Print all of the lines exactly. Any picture among them stays out.

:: SOURCE DATA

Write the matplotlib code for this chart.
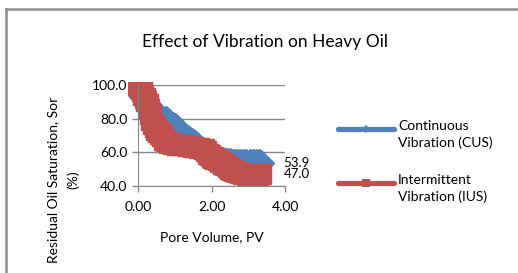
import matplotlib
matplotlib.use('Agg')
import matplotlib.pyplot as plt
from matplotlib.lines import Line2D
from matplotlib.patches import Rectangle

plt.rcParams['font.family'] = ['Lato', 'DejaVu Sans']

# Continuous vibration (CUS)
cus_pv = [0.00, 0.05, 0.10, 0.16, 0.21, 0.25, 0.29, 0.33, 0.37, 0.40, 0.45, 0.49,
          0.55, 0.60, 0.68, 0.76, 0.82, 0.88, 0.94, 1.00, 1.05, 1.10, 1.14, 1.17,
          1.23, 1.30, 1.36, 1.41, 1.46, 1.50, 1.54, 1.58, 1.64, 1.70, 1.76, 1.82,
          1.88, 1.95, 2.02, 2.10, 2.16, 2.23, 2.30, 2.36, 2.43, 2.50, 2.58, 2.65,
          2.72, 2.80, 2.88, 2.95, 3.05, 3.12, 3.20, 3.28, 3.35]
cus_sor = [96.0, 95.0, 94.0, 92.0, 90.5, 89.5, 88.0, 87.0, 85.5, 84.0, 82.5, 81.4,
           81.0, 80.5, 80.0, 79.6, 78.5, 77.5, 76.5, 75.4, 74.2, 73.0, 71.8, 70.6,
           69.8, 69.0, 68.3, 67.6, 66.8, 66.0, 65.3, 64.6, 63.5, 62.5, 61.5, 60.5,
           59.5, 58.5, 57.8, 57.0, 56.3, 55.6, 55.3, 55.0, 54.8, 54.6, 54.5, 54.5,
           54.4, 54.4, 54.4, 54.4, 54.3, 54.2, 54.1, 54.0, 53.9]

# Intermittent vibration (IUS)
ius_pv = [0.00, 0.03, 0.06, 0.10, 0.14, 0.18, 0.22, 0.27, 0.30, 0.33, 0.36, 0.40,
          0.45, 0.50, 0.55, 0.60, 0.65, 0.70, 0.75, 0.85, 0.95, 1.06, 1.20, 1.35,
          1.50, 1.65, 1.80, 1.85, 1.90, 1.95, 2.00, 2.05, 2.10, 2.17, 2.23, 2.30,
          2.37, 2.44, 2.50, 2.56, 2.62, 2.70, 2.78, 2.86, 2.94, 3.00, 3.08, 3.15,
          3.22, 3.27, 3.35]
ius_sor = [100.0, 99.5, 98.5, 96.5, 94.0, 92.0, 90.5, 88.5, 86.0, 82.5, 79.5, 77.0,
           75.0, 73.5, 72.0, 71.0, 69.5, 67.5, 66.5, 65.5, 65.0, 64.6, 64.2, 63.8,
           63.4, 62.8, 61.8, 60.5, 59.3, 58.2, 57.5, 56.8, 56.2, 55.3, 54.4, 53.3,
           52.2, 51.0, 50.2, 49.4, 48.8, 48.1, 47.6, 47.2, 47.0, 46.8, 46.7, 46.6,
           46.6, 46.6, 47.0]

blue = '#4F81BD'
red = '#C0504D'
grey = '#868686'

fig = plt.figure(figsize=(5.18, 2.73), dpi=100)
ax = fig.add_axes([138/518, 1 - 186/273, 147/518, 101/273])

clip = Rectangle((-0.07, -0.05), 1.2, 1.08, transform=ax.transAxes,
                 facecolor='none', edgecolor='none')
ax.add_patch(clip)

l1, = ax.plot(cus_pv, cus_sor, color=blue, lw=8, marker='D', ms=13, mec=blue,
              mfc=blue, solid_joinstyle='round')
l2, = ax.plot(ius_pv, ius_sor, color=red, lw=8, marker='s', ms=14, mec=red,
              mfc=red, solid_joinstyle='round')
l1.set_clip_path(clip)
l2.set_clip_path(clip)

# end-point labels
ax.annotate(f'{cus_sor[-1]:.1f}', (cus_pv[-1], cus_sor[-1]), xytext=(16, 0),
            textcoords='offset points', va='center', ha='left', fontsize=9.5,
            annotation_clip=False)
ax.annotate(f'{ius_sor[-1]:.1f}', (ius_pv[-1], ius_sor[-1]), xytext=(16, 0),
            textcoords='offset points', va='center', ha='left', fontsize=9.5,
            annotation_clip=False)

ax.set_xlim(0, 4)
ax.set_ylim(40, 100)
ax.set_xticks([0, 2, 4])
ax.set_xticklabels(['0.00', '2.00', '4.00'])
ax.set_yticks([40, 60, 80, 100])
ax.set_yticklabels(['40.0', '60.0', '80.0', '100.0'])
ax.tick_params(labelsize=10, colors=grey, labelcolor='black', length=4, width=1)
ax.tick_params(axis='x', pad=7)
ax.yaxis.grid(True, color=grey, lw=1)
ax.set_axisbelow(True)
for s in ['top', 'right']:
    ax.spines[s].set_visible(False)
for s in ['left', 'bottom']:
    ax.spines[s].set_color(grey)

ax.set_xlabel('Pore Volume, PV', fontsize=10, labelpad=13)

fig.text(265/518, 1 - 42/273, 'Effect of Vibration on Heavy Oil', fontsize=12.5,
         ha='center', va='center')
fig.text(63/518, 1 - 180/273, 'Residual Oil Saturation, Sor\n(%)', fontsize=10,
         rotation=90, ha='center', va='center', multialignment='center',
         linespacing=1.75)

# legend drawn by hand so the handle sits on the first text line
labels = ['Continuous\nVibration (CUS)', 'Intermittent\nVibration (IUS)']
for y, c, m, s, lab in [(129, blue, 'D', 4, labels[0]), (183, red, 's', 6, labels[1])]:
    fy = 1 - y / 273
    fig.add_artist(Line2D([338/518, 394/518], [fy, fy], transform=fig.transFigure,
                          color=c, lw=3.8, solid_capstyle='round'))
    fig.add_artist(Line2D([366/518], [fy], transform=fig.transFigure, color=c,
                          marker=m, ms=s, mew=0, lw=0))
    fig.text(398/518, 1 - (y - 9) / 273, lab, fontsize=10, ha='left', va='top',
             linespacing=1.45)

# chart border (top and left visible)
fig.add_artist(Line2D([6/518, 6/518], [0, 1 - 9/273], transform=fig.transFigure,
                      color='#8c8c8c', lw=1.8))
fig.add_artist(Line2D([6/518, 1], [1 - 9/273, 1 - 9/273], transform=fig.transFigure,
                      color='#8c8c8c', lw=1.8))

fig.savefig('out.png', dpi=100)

::::

**RESULT OF THIS EXERCISE**:
Write the matplotlib code for this chart.
import matplotlib
matplotlib.use('Agg')
import matplotlib.pyplot as plt
from matplotlib.lines import Line2D
from matplotlib.patches import Rectangle

plt.rcParams['font.family'] = ['Lato', 'DejaVu Sans']

# Continuous vibration (CUS)
cus_pv = [0.00, 0.05, 0.10, 0.16, 0.21, 0.25, 0.29, 0.33, 0.37, 0.40, 0.45, 0.49,
          0.55, 0.60, 0.68, 0.76, 0.82, 0.88, 0.94, 1.00, 1.05, 1.10, 1.14, 1.17,
          1.23, 1.30, 1.36, 1.41, 1.46, 1.50, 1.54, 1.58, 1.64, 1.70, 1.76, 1.82,
          1.88, 1.95, 2.02, 2.10, 2.16, 2.23, 2.30, 2.36, 2.43, 2.50, 2.58, 2.65,
          2.72, 2.80, 2.88, 2.95, 3.05, 3.12, 3.20, 3.28, 3.35]
cus_sor = [96.0, 95.0, 94.0, 92.0, 90.5, 89.5, 88.0, 87.0, 85.5, 84.0, 82.5, 81.4,
           81.0, 80.5, 80.0, 79.6, 78.5, 77.5, 76.5, 75.4, 74.2, 73.0, 71.8, 70.6,
           69.8, 69.0, 68.3, 67.6, 66.8, 66.0, 65.3, 64.6, 63.5, 62.5, 61.5, 60.5,
           59.5, 58.5, 57.8, 57.0, 56.3, 55.6, 55.3, 55.0, 54.8, 54.6, 54.5, 54.5,
           54.4, 54.4, 54.4, 54.4, 54.3, 54.2, 54.1, 54.0, 53.9]

# Intermittent vibration (IUS)
ius_pv = [0.00, 0.03, 0.06, 0.10, 0.14, 0.18, 0.22, 0.27, 0.30, 0.33, 0.36, 0.40,
          0.45, 0.50, 0.55, 0.60, 0.65, 0.70, 0.75, 0.85, 0.95, 1.06, 1.20, 1.35,
          1.50, 1.65, 1.80, 1.85, 1.90, 1.95, 2.00, 2.05, 2.10, 2.17, 2.23, 2.30,
          2.37, 2.44, 2.50, 2.56, 2.62, 2.70, 2.78, 2.86, 2.94, 3.00, 3.08, 3.15,
          3.22, 3.27, 3.35]
ius_sor = [100.0, 99.5, 98.5, 96.5, 94.0, 92.0, 90.5, 88.5, 86.0, 82.5, 79.5, 77.0,
           75.0, 73.5, 72.0, 71.0, 69.5, 67.5, 66.5, 65.5, 65.0, 64.6, 64.2, 63.8,
           63.4, 62.8, 61.8, 60.5, 59.3, 58.2, 57.5, 56.8, 56.2, 55.3, 54.4, 53.3,
           52.2, 51.0, 50.2, 49.4, 48.8, 48.1, 47.6, 47.2, 47.0, 46.8, 46.7, 46.6,
           46.6, 46.6, 47.0]

blue = '#4F81BD'
red = '#C0504D'
grey = '#868686'

fig = plt.figure(figsize=(5.18, 2.73), dpi=100)
ax = fig.add_axes([138/518, 1 - 186/273, 147/518, 101/273])

clip = Rectangle((-0.07, -0.05), 1.2, 1.08, transform=ax.transAxes,
                 facecolor='none', edgecolor='none')
ax.add_patch(clip)

l1, = ax.plot(cus_pv, cus_sor, color=blue, lw=8, marker='D', ms=13, mec=blue,
              mfc=blue, solid_joinstyle='round')
l2, = ax.plot(ius_pv, ius_sor, color=red, lw=8, marker='s', ms=14, mec=red,
              mfc=red, solid_joinstyle='round')
l1.set_clip_path(clip)
l2.set_clip_path(clip)

# end-point labels
ax.annotate(f'{cus_sor[-1]:.1f}', (cus_pv[-1], cus_sor[-1]), xytext=(16, 0),
            textcoords='offset points', va='center', ha='left', fontsize=9.5,
            annotation_clip=False)
ax.annotate(f'{ius_sor[-1]:.1f}', (ius_pv[-1], ius_sor[-1]), xytext=(16, 0),
            textcoords='offset points', va='center', ha='left', fontsize=9.5,
            annotation_clip=False)

ax.set_xlim(0, 4)
ax.set_ylim(40, 100)
ax.set_xticks([0, 2, 4])
ax.set_xticklabels(['0.00', '2.00', '4.00'])
ax.set_yticks([40, 60, 80, 100])
ax.set_yticklabels(['40.0', '60.0', '80.0', '100.0'])
ax.tick_params(labelsize=10, colors=grey, labelcolor='black', length=4, width=1)
ax.tick_params(axis='x', pad=7)
ax.yaxis.grid(True, color=grey, lw=1)
ax.set_axisbelow(True)
for s in ['top', 'right']:
    ax.spines[s].set_visible(False)
for s in ['left', 'bottom']:
    ax.spines[s].set_color(grey)

ax.set_xlabel('Pore Volume, PV', fontsize=10, labelpad=13)

fig.text(265/518, 1 - 42/273, 'Effect of Vibration on Heavy Oil', fontsize=12.5,
         ha='center', va='center')
fig.text(63/518, 1 - 180/273, 'Residual Oil Saturation, Sor\n(%)', fontsize=10,
         rotation=90, ha='center', va='center', multialignment='center',
         linespacing=1.75)

# legend drawn by hand so the handle sits on the first text line
labels = ['Continuous\nVibration (CUS)', 'Intermittent\nVibration (IUS)']
for y, c, m, s, lab in [(129, blue, 'D', 4, labels[0]), (183, red, 's', 6, labels[1])]:
    fy = 1 - y / 273
    fig.add_artist(Line2D([338/518, 394/518], [fy, fy], transform=fig.transFigure,
                          color=c, lw=3.8, solid_capstyle='round'))
    fig.add_artist(Line2D([366/518], [fy], transform=fig.transFigure, color=c,
                          marker=m, ms=s, mew=0, lw=0))
    fig.text(398/518, 1 - (y - 9) / 273, lab, fontsize=10, ha='left', va='top',
             linespacing=1.45)

# chart border (top and left visible)
fig.add_artist(Line2D([6/518, 6/518], [0, 1 - 9/273], transform=fig.transFigure,
                      color='#8c8c8c', lw=1.8))
fig.add_artist(Line2D([6/518, 1], [1 - 9/273, 1 - 9/273], transform=fig.transFigure,
                      color='#8c8c8c', lw=1.8))

fig.savefig('out.png', dpi=100)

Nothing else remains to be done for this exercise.